Title: Irrigation timing and volume affects growth of container grown maples

Author
item Fare, Donna

Submitted to: Southern Nursery Association Research Conference
Publication Type: Peer Reviewed Journal
Publication Acceptance Date: 5/2/2014
Publication Date: 12/14/2014
Citation: Fare, D.C. 2014. Irrigation timing and volume affects growth of container grown maples. Southern Nursery Association Research Conference. 32:208-214.

Interpretive Summary:

Technical Abstract: Container nursery production requires large inputs of water and nutrients but frequently irrigation inputs exceed plant demand and lack application precision or are not applied at optimal times for plant production.
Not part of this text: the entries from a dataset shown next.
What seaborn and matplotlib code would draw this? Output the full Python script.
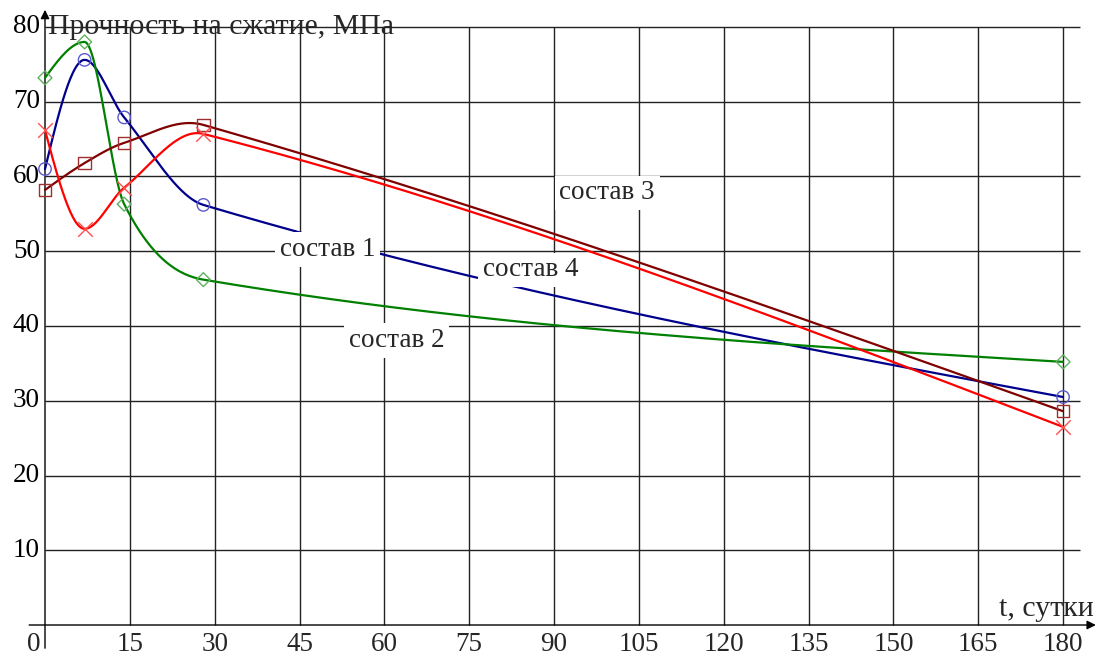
import numpy as np
import pandas as pd
import matplotlib
matplotlib.use("Agg")
import matplotlib.pyplot as plt
import seaborn as sns

# ---- data ----
days = [0, 7, 14, 28, 180]
sostav1 = [61.0, 75.6, 67.9, 56.2, 30.5]
sostav2 = [73.2, 78.0, 56.3, 46.2, 35.2]
sostav3 = [58.2, 61.8, 64.5, 66.9, 28.6]
sostav4 = [66.2, 53.0, 58.5, 65.7, 26.5]
series_names = ["состав 1", "состав 2", "состав 3", "состав 4"]
x_ticks = [0, 15, 30, 45, 60, 75, 90, 105, 120, 135, 150, 165, 180]
y_ticks = [10, 20, 30, 40, 50, 60, 70, 80]
y_title = "Прочность на сжатие, МПа"
x_title = "t, сутки"

colors = ["#00008c", "#008000", "#800000", "#ff0000"]
markers = ["o", "D", "s", "x"]
mcolors = ["#5a5ad0", "#60b060", "#a03030", "#ff5050"]


def smooth_curve(x, y, num=800):
    """Hermite spline: Catmull-Rom tangents, flat at local extrema between
    equal intervals, natural ends."""
    x = np.asarray(x, float)
    y = np.asarray(y, float)
    n = len(x)
    h = np.diff(x)
    d = np.diff(y) / h
    m = np.zeros(n)
    for i in range(1, n - 1):
        m[i] = (h[i - 1] * d[i - 1] + h[i] * d[i]) / (h[i - 1] + h[i])
        if d[i - 1] * d[i] < 0 and max(h[i - 1], h[i]) / min(h[i - 1], h[i]) < 3:
            m[i] = 0.0
    m[0] = (3 * d[0] - m[1]) / 2
    m[-1] = (3 * d[-1] - m[-2]) / 2
    xs = np.linspace(x[0], x[-1], num)
    idx = np.clip(np.searchsorted(x, xs, side="right") - 1, 0, n - 2)
    hh = h[idx]
    t = (xs - x[idx]) / hh
    h00 = 2 * t ** 3 - 3 * t ** 2 + 1
    h10 = t ** 3 - 2 * t ** 2 + t
    h01 = -2 * t ** 3 + 3 * t ** 2
    h11 = t ** 3 - t ** 2
    ys = h00 * y[idx] + h10 * hh * m[idx] + h01 * y[idx + 1] + h11 * hh * m[idx + 1]
    return xs, ys


sns.set_theme(style="white")
plt.rcParams["font.family"] = ["Liberation Serif", "DejaVu Serif"]

fig = plt.figure(figsize=(10.97, 6.57), dpi=100)
ax = fig.add_axes([0, 0, 1, 1])
ax.set_xlim(-7.956, 186.0)
ax.set_ylim(-4.28, 83.61)
ax.axis("off")

FS = 19.5
FS_T = 21.5

# grid
ax.hlines(y_ticks, 0, 183, colors="#222222", lw=1.0, zorder=1)
ax.vlines(x_ticks[1:], 0, 80, colors="#222222", lw=1.0, zorder=1)

# axes with arrows
ax.annotate("", xy=(185.8, 0), xytext=(-2.8, 0),
            arrowprops=dict(arrowstyle="-|>", color="black", lw=1.0,
                            mutation_scale=13, shrinkA=0, shrinkB=0), zorder=2)
ax.annotate("", xy=(0, 82.3), xytext=(0, -3.1),
            arrowprops=dict(arrowstyle="-|>", color="black", lw=1.0,
                            mutation_scale=13, shrinkA=0, shrinkB=0), zorder=2)

# tick labels
for t in y_ticks:
    ax.text(-0.9, t, str(t), ha="right", va="center", fontsize=FS, color="black")
for t in x_ticks:
    xpos = -2.0 if t == 0 else t
    ax.text(xpos, -3.45, str(t), ha="center", va="baseline", fontsize=FS)

ax.text(0.45, 80, y_title, ha="left", va="center", fontsize=FS_T, zorder=5)
ax.text(185.4, 0.35, x_title, ha="right", va="bottom", fontsize=FS_T, zorder=5)

# curves
all_series = [sostav1, sostav2, sostav3, sostav4]
for name, vals, c, m, mc in zip(series_names, all_series, colors, markers, mcolors):
    xs, ys = smooth_curve(days, vals)
    df = pd.DataFrame({"t": xs, "v": ys})
    sns.lineplot(data=df, x="t", y="v", ax=ax, color=c, lw=1.6,
                 estimator=None, sort=False, zorder=3)
    pts = pd.DataFrame({"t": days, "v": vals})
    if m == "x":
        sns.scatterplot(data=pts, x="t", y="v", ax=ax, marker=m, s=110,
                        color=mc, linewidth=1.0, zorder=4)
    else:
        sns.scatterplot(data=pts, x="t", y="v", ax=ax, marker=m,
                        s=80 if m != "D" else 50,
                        facecolor="none", edgecolor=mc, linewidth=1.0, zorder=4)

# curve labels
label_pos = {"состав 1": (50.0, 50.2), "состав 2": (62.2, 38.1),
             "состав 3": (99.4, 57.8), "состав 4": (85.9, 47.5)}
for name in series_names:
    lx, ly = label_pos[name]
    ax.text(lx, ly, name, ha="center", va="center", fontsize=FS, zorder=6,
            bbox=dict(facecolor="white", edgecolor="none", pad=3.5))

ax.set_xlabel("")
ax.set_ylabel("")
fig.savefig("out.png", dpi=100)
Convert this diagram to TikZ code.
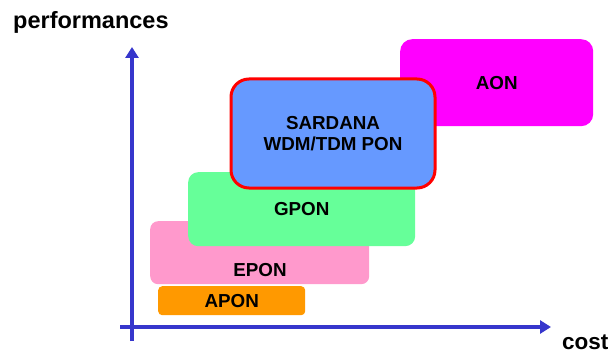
\documentclass[tikz,border=0pt]{standalone}
\usepackage{fontspec}
\setmainfont{Liberation Sans}
\usetikzlibrary{arrows.meta}
\definecolor{axisblue}{HTML}{3636CC}
\definecolor{aoncol}{HTML}{FF00FF}
\definecolor{sardcol}{HTML}{6699FF}
\definecolor{gponcol}{HTML}{66FF99}
\definecolor{eponcol}{HTML}{FF99CC}
\definecolor{aponcol}{HTML}{FF9900}
\tikzset{
  box/.style={rectangle, draw=none, inner sep=0pt, anchor=north west,
    font=\fontsize{18.8}{21}\selectfont\bfseries, align=center},
  boxtext/.style={inner sep=0pt, font=\fontsize{18.8}{21}\selectfont\bfseries},
  axislabel/.style={inner sep=0pt, anchor=base west, font=\fontsize{22.5}{26}\selectfont\bfseries},
  axis/.style={draw=axisblue, line width=4pt,
    -{Triangle[length=11pt,width=13pt]}, color=axisblue},
}
\begin{document}
\begin{tikzpicture}[x=1pt, y=-1pt]
\useasboundingbox (0,0) rectangle (614,353);

% axes
\coordinate (xstart) at (120,327);
\coordinate (xend) at (551,327);
\coordinate (ystart) at (132,341);
\coordinate (yend) at (132,47);
\draw[axis] (xstart) -- (xend);
\draw[axis] (ystart) -- (yend);
\node[axislabel, font=\fontsize{23.5}{26}\selectfont\bfseries] (perf) at (13,29) {performances};
\node[axislabel] (cost) at (562,349) {cost};

% technology boxes, back to front
\node[box, fill=aponcol, rounded corners=4pt, minimum width=147pt, minimum height=29pt]
  (apon) at (158,286) {APON};
\node[box, fill=eponcol, rounded corners=8pt, minimum width=219pt, minimum height=63pt]
  (epon) at (150,221) {};
\node[boxtext] (epontext) at (260,270) {EPON};
\node[box, fill=gponcol, rounded corners=10pt, minimum width=227pt, minimum height=74pt]
  (gpon) at (188,172) {GPON};
\node[box, fill=aoncol, rounded corners=12pt, minimum width=193pt, minimum height=87pt]
  (aon) at (400,39) {AON};
\node[box, fill=sardcol, draw=red, line width=3pt, rounded corners=18pt,
  minimum width=204pt, minimum height=109pt]
  (sardana) at (229.5,77.5) {SARDANA\\WDM/TDM PON};
\end{tikzpicture}
\end{document}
The results from this research can assist producers in developing irrigation management strategies that minimize nutrient effluent as well as produce a quality container grown tree. Overall, plants had more height and trunk growth when irrigated mostly in the afternoon compared to early morning irrigation. Reducing the volume of irrigation with a tri-cyclic irrigation regime did not affect height growth, but reduced the trunk diameter growth. Irrigation emitters had an effect on plant growth and levels of electrical conductivity, nitrate-N, and ortho-P leachate effluent. As a result, modifying cultural practices could be a viable tool for irrigation and nutrient management.